The deeper we went, the clearer the pattern became:
Most systems in this industry still rely on one or more of these:
- black box signal generation
- custodial fund control
- unverifiable performance
- static risk models
- delayed execution
- selective reporting of wins only
That architecture might work in a bull market, but structurally it breaks under volatility.
Especially after FTX, Celsius, etc and the wave of “AI trading” platforms that disappeared the moment conditions changed, it feels like the industry still hasn’t solved the trust layer properly.
So we approached the problem differently.
Instead of asking: “How do we maximise signal frequency?”
We started asking: “How do you build trading infrastructure where the architecture itself reduces trust assumptions?”
That led us into some interesting design decisions:
• Non custodial execution only Capital remains on the user side, either on-chain or on their own exchange account. No pooled deposits, no transfer of custody.
• Multi model consensus instead of single-model prediction Rather than one system forcing directional bias, we experimented with independent models specialising in signal generation, validation and risk positioning separately.
The interesting part wasn’t even accuracy initially, it was disagreement.
Some of the best risk filters came from situations where one model strongly disagreed with the others during unstable market conditions.
• Bayesian confidence weighting Not averaging outputs equally, but dynamically weighting confidence depending on current market regime and historical calibration.
• Full trade transparency One thing we noticed in crypto is almost everyone shows entries, very few show invalidations, losses, drawdowns or live execution history.

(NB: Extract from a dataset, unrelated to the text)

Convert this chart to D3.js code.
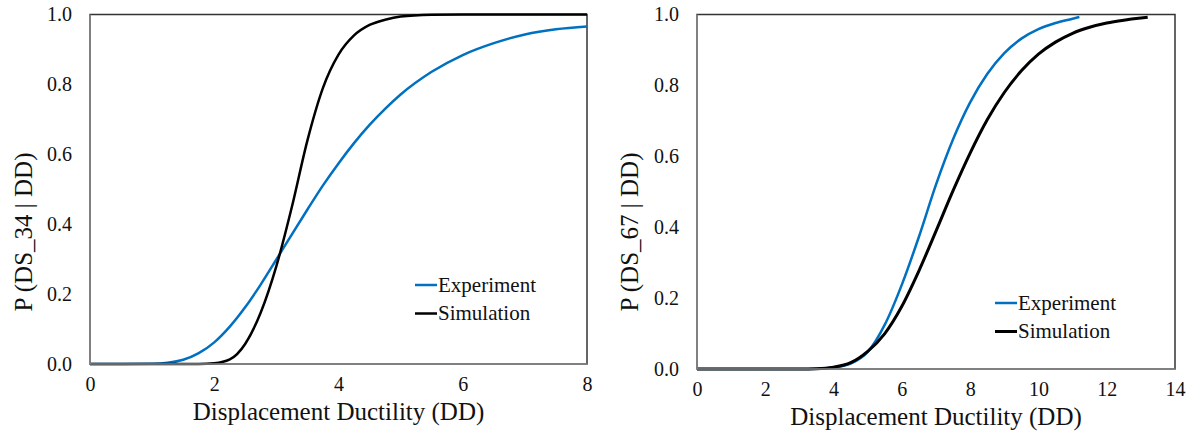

But without seeing losses, there’s no actual way to evaluate robustness.
So we became obsessed with exposing the entire lifecycle of a trade:
- reasoning
- confidence
- risk parameters
- execution
- outcome
- post-trade attribution
Ironically, showing losses publicly ended up increasing trust more than showing wins.
Another thing we learned:
The real edge in this market probably won’t come from “one magical AI model.”
It comes from infrastructure quality:
- execution architecture
- latency handling
- liquidity awareness
- dynamic sizing
- risk compression
- cross market interpretation
- human override systems
- capital preservation logic
That’s where the moat actually starts forming.
The closer we got to production environments, the more obvious it became that trading systems behave less like prediction engines and more like probabilistic operating systems under uncertainty.
Curious how other builders here think about this.
Especially people working on:
- agentic finance
- execution systems
- Hyperliquid tooling
- quantitative infrastructure
- AI consensus systems
- risk engines
- autonomous trading agents
Do you think the future belongs to:
- fully autonomous systems,
- human AI hybrid execution, or
- infrastructure layers that orchestrate multiple specialised agents together?
Feels like the industry is still very early in understanding what “AI-native financial infrastructure” actually looks like.